## Work to complete
Scan the data below for the string "with". Show every line where it turns up.

## Listed records
>>>>>
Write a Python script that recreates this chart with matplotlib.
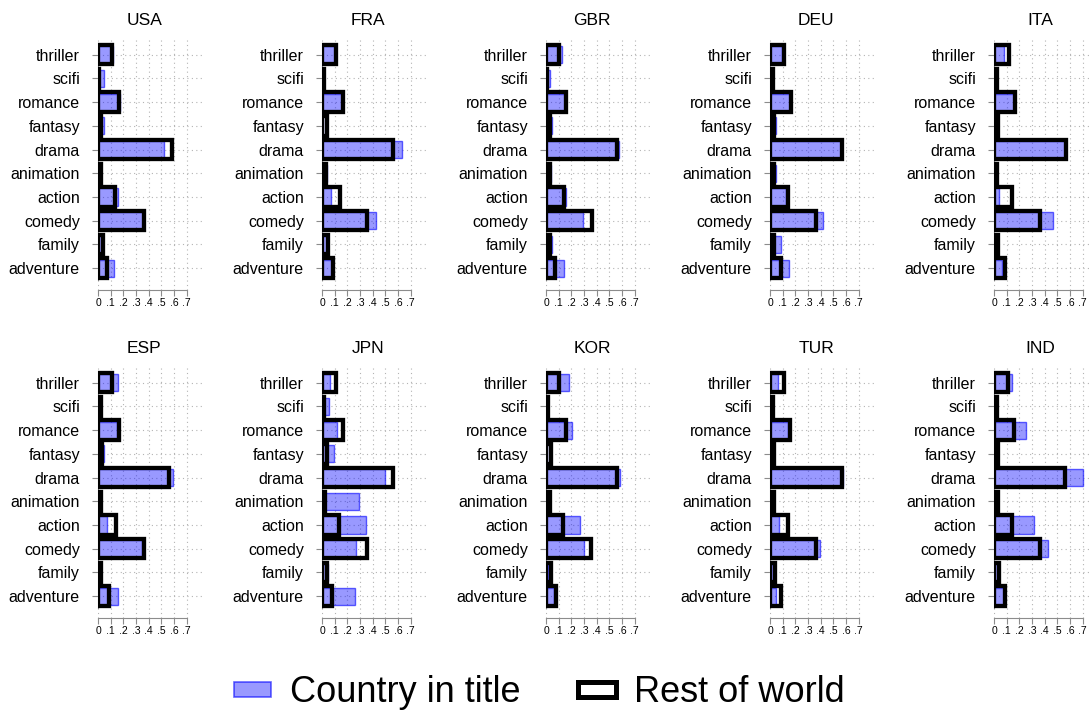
<<<<<
>>>>>
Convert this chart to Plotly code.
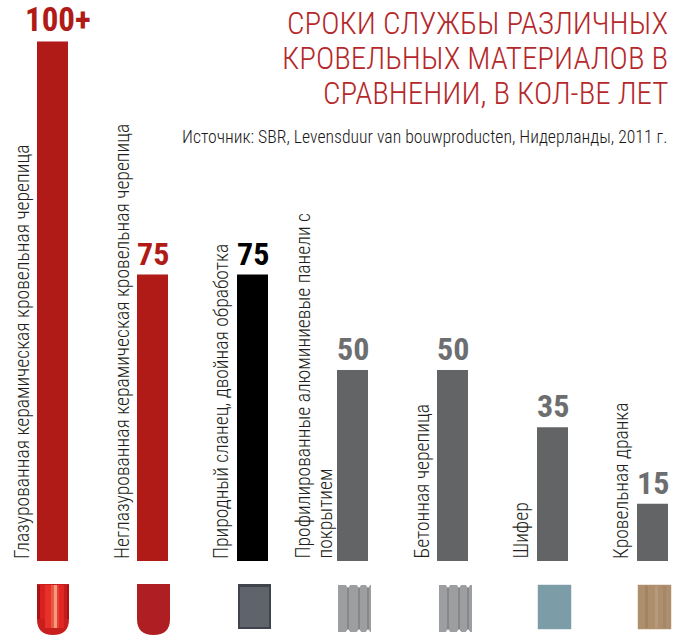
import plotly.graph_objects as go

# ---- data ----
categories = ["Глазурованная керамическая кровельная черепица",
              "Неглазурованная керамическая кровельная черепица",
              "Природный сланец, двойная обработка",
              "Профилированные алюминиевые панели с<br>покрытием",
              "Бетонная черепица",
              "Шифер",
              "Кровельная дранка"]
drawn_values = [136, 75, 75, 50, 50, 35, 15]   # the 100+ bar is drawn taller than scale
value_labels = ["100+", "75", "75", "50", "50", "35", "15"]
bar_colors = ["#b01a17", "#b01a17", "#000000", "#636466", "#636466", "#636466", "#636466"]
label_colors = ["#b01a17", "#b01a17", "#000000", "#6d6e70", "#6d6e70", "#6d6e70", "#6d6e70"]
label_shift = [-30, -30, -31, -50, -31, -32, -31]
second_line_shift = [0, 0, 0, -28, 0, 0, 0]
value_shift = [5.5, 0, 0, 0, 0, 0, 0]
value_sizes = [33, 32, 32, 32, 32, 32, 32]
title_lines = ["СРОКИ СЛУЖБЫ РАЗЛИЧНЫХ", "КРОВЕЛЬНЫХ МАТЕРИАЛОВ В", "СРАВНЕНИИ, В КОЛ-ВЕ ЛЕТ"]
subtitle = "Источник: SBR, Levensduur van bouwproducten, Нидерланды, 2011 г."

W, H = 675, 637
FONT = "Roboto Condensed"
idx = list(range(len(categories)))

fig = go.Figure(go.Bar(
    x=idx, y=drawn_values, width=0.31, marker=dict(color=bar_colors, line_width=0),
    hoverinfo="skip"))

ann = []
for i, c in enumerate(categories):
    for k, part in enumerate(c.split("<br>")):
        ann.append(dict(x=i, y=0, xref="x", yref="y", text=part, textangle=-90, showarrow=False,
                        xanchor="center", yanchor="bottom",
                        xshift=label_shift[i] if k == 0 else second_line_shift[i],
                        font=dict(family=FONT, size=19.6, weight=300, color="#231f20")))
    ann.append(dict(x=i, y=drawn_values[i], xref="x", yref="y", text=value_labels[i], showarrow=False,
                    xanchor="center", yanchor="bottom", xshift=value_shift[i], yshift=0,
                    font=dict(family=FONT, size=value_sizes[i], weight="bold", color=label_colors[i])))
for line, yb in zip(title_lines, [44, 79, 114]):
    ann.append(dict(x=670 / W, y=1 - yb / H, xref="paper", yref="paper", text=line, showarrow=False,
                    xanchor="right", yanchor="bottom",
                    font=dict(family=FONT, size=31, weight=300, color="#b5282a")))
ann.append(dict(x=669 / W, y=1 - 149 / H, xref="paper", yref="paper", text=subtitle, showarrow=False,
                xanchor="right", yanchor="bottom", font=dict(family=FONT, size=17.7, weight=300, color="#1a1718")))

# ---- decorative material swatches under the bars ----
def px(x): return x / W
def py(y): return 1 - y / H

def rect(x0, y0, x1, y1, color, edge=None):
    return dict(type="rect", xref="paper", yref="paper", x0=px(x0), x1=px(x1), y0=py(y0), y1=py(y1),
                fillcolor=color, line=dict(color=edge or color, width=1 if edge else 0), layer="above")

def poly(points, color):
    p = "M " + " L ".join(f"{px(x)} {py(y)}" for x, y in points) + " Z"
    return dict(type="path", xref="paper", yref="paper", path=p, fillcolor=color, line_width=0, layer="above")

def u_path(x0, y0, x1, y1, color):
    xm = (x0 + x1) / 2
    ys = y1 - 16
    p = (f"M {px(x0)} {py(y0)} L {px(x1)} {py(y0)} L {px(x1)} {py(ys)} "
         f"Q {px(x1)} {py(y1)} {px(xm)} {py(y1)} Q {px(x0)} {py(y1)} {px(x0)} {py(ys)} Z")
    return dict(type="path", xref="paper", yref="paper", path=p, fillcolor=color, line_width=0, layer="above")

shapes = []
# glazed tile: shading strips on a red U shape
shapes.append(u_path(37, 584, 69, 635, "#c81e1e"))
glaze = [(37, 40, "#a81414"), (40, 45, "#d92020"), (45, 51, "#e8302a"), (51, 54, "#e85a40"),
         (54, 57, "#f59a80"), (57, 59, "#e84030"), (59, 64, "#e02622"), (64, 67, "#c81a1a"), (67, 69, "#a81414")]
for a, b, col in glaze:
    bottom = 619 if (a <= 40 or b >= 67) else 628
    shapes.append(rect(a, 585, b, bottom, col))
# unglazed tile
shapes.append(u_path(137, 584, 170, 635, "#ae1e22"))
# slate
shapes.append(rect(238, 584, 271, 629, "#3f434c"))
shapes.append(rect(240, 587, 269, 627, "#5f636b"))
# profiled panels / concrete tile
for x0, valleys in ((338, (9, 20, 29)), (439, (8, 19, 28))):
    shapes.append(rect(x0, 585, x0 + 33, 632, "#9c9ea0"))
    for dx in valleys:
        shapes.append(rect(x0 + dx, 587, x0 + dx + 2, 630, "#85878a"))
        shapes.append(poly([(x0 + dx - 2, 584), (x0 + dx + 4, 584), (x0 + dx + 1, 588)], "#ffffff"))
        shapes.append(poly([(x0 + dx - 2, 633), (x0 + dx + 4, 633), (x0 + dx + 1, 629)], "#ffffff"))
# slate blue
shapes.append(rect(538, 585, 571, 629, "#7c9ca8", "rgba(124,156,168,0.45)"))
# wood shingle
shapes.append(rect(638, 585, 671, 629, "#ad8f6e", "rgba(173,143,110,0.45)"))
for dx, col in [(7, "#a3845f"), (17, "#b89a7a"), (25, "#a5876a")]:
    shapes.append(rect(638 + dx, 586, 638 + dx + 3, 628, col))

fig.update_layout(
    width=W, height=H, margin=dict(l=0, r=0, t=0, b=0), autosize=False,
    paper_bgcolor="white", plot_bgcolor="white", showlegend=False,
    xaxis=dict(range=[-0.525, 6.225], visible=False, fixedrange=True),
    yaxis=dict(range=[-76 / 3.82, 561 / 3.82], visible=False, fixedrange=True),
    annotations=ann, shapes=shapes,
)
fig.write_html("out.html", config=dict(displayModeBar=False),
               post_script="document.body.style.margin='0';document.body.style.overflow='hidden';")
<<<<<
>>>>>
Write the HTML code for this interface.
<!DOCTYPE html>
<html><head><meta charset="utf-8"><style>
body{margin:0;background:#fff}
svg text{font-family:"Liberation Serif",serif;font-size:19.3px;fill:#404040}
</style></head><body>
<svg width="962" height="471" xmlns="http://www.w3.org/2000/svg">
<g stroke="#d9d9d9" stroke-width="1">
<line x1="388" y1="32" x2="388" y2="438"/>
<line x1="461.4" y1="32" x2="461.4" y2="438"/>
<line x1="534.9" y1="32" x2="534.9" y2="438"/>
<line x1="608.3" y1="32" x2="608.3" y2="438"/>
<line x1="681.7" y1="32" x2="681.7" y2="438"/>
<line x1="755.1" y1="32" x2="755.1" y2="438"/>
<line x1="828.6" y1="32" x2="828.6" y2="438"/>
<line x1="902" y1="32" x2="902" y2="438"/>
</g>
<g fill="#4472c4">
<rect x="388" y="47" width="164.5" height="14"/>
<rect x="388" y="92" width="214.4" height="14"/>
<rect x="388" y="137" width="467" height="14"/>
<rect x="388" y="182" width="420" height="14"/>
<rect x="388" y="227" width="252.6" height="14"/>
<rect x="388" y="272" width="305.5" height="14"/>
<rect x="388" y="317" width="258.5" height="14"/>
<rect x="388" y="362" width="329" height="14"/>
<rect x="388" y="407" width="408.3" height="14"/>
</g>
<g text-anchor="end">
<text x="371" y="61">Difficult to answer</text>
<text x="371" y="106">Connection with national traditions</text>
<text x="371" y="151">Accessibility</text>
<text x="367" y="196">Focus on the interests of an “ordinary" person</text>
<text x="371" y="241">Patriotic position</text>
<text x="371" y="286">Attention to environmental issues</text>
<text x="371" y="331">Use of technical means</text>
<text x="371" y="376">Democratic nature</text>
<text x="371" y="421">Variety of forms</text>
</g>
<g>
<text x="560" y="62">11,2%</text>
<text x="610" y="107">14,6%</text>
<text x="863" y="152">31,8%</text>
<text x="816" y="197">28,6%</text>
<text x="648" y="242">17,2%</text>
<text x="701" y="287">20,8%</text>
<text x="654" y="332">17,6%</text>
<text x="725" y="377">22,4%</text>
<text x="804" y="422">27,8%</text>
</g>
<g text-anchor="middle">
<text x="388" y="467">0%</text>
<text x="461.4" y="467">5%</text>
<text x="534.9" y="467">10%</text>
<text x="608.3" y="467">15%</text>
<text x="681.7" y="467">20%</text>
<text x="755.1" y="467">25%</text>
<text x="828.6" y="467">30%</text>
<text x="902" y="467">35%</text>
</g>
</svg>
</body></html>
<<<<<
## Result below
Write a Python script that recreates this chart with matplotlib.
<text x="371" y="106">Connection with national traditions</text>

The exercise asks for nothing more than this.